If the beneficiary is a surviving spouse, he or she can delay starting RMDs until the later of 1) when the participant would have reached age 72 (or 70 ½ if born before July 1, 1949), or 2) when the spouse reaches age 72 (or 70 ½ if born before July 1, 1949). These rules were unchanged by the SECURE Act.
What did change were the distribution rules for non-spouse beneficiaries. Under the old rules, all non-spouse beneficiaries could “stretch” those distributions out over their own life expectancy. In other words, non-spouse beneficiaries could use the RMD tables to take annual distributions as opposed to taking everything out all at once. By doing this, they are only paying taxes on the annual RMD as opposed to entire account value. This tax planning strategy was employed by beneficiaries who did not immediately need the inherited account.

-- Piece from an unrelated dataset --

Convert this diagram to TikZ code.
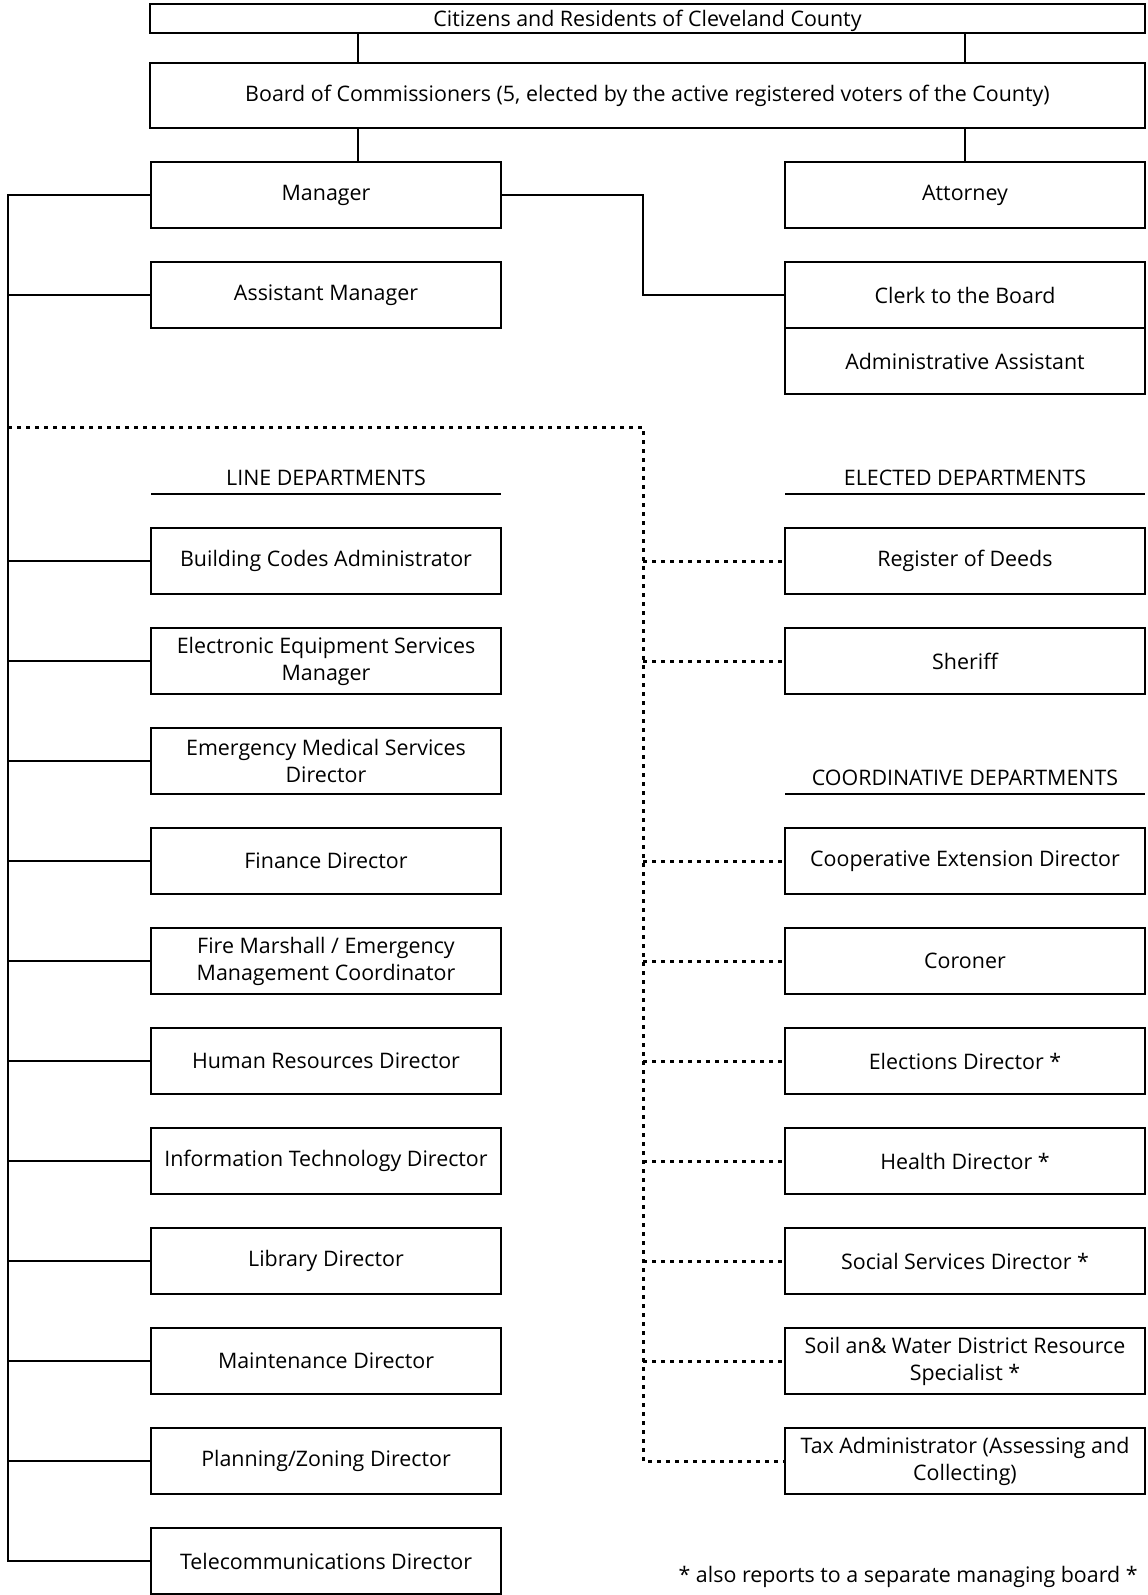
\documentclass[tikz,border=0pt]{standalone}
\usepackage{fontspec}
\setmainfont{Open Sans}
\usepackage{tikz}
\usetikzlibrary{positioning}
\tikzset{
    unit/.style={
        draw=black,
        fill=white,
        rectangle,
        line width=1.4pt,
        align=center,
        inner sep=1pt,
        outer sep=0pt,
        font=\fontsize{10.7}{13.5}\selectfont
    },
    topunit/.style={
        unit,
        minimum width=497.5pt
    },
    lineunit/.style={
        unit,
        minimum width=175pt,
        minimum height=33pt
    },
    sideunit/.style={
        unit,
        minimum width=180pt,
        minimum height=33pt
    },
    heading/.style={
        inner sep=0pt,
        outer sep=0pt,
        minimum height=16pt,
        font=\fontsize{10.7}{13.5}\selectfont
    },
    rule/.style={
        line width=1.4pt
    },
    link/.style={
        line width=1.4pt,
        color=black
    },
    dotlink/.style={
        line width=1.5pt,
        color=black,
        dash pattern=on 2pt off 2.5pt
    },
    footnote/.style={
        inner sep=0pt,
        font=\fontsize{10.7}{13.5}\selectfont
    }
}

\begin{document}
\begin{tikzpicture}[x=0.5pt, y=-0.5pt, node distance=17pt]
    \useasboundingbox (0,0) rectangle (1147,1595);

    % Board level
    \node[topunit, minimum height=14.5pt, inner sep=0pt, text height=7.6pt, text depth=0pt] (citizens) at (647.5,18.5)
        {Citizens and Residents of Cleveland County};
    \node[topunit, minimum height=32.5pt, below=15pt of citizens] (board)
        {Board of Commissioners (5, elected by the active registered voters of the County)};

    % Staff under the board
    \node[lineunit] (manager) at (326,195) {Manager};
    \node[sideunit] (attorney) at (965,195) {Attorney};
    \node[lineunit, below=of manager] (asst) {Assistant Manager};
    \node[sideunit, below=of attorney] (clerk) {Clerk to the Board};
    \node[sideunit, below=0pt of clerk] (admin) {Administrative Assistant};

    % Line departments
    \node[heading, minimum width=175pt] (linehead) at (326,478) {LINE DEPARTMENTS};
    \node[lineunit, below=of linehead] (building) {Building Codes Administrator};
    \node[lineunit, below=of building] (electronic) {Electronic Equipment Services\\Manager};
    \node[lineunit, below=of electronic] (ems) {Emergency Medical Services\\Director};
    \node[lineunit, below=of ems] (finance) {Finance Director};
    \node[lineunit, below=of finance] (fire) {Fire Marshall / Emergency\\Management Coordinator};
    \node[lineunit, below=of fire] (hr) {Human Resources Director};
    \node[lineunit, below=of hr] (it) {Information Technology Director};
    \node[lineunit, below=of it] (library) {Library Director};
    \node[lineunit, below=of library] (maint) {Maintenance Director};
    \node[lineunit, below=of maint] (planning) {Planning/Zoning Director};
    \node[lineunit, below=of planning] (telecom) {Telecommunications Director};

    % Elected departments
    \node[heading, minimum width=180pt] (electhead) at (965,478) {ELECTED DEPARTMENTS};
    \node[sideunit, below=of electhead] (deeds) {Register of Deeds};
    \node[sideunit, below=of deeds] (sheriff) {Sheriff};

    % Coordinative departments
    \node[heading, minimum width=180pt] (coordhead) at (965,778) {COORDINATIVE DEPARTMENTS};
    \node[sideunit, below=of coordhead] (coop) {Cooperative Extension Director};
    \node[sideunit, below=of coop] (coroner) {Coroner};
    \node[sideunit, below=of coroner] (elections) {Elections Director *};
    \node[sideunit, below=of elections] (health) {Health Director *};
    \node[sideunit, below=of health] (social) {Social Services Director *};
    \node[sideunit, below=of social] (soil) {Soil an\& Water District Resource\\Specialist *};
    \node[sideunit, below=of soil] (tax) {Tax Administrator (Assessing and\\Collecting)};

    \node[footnote, anchor=east] (note) at (1138,1577) {* also reports to a separate managing board *};

    % Heading rules
    \draw[rule] (linehead.south west) -- (linehead.south east);
    \draw[rule] (electhead.south west) -- (electhead.south east);
    \draw[rule] (coordhead.south west) -- (coordhead.south east);

    % Helper points
    \coordinate (tap) at (358,0);
    \coordinate (trunk) at (8,0);
    \coordinate (spine) at (643,427);

    % Board connections
    \draw[link] (citizens.south -| tap) -- (board.north -| tap);
    \draw[link] (citizens.south -| attorney) -- (board.north -| attorney);
    \draw[link] (board.south -| tap) -- (manager.north -| tap);
    \draw[link] (board.south -| attorney) -- (attorney.north);
    \draw[link] (manager.east) -- (manager.east -| spine) |- (clerk.west);

    % Manager trunk
    \draw[link] (manager.west) -- (manager.west -| trunk) -- (trunk |- telecom.west) -- (telecom.west);
    \draw[link] (trunk |- asst.west) -- (asst.west);
    \draw[link] (trunk |- building.west) -- (building.west);
    \draw[link] (trunk |- electronic.west) -- (electronic.west);
    \draw[link] (trunk |- ems.west) -- (ems.west);
    \draw[link] (trunk |- finance.west) -- (finance.west);
    \draw[link] (trunk |- fire.west) -- (fire.west);
    \draw[link] (trunk |- hr.west) -- (hr.west);
    \draw[link] (trunk |- it.west) -- (it.west);
    \draw[link] (trunk |- library.west) -- (library.west);
    \draw[link] (trunk |- maint.west) -- (maint.west);
    \draw[link] (trunk |- planning.west) -- (planning.west);

    % Dotted reporting lines
    \draw[dotlink] (trunk |- spine) -- (spine) -- (spine |- tax.west) -- (tax.west);
    \draw[dotlink] (spine |- deeds.west) -- (deeds.west);
    \draw[dotlink] (spine |- sheriff.west) -- (sheriff.west);
    \draw[dotlink] (spine |- coop.west) -- (coop.west);
    \draw[dotlink] (spine |- coroner.west) -- (coroner.west);
    \draw[dotlink] (spine |- elections.west) -- (elections.west);
    \draw[dotlink] (spine |- health.west) -- (health.west);
    \draw[dotlink] (spine |- social.west) -- (social.west);
    \draw[dotlink] (spine |- soil.west) -- (soil.west);
\end{tikzpicture}
\end{document}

However, under the SECURE Act only “eligible designated beneficiaries” can “stretch” RMDs. “Eligible designated beneficiaries” include surviving spouses, disabled individuals, chronically ill individuals, minor children, or individuals who are not more than 10 years younger than the account owner. Everyone else must withdraw the entire account within 10 years of the date of death. It does not matter when the withdrawals occur or how much. All that matters is that the account is completely empty by the end of the 10-year period.
Fixing a Missed Required Minimum Distribution
The IRS imposes a stiff excise tax on someone who fails to take an RMD. The penalty is equal to 50% of the amount that should have been withdrawn! Thankfully, the IRS recognizes that this is a common error and has established a procedure for correcting the mistake and requesting relief from the penalty.
The first step is to issue the missed RMDs immediately. If the mistake occurred within a retirement plan, the plan should use the procedures set forth in the IRS’s Employee Plans Compliance Resolution Program (“EPCRS”) to fix the error. However, in most cases this will not remove the excise tax. Instead, the participant must also file Form 5329 to report the mistake and request relief. This is important because the IRS has taken the position that the statute of limitations does not begin to run until Form 5329 is filed. Thus, imitating an ostrich and ignoring the problem simply isn’t an option.
Required minimum distributions ensure that an individual’s retirement account, whether employer or IRA, is distributed over his or her lifetime. The IRS places the responsibility for this on the participant. Therefore, it is vital that participants understand when they must begin RMDs and how those distributions are calculated. Finally, if an RMD is missed the participant must immediately take the required distribution, report the error to the IRS, and request relief from the excise tax. The IRS will generally grant the relief if the individual self-reports, acts quickly, and ensures that the mistake will not reoccur.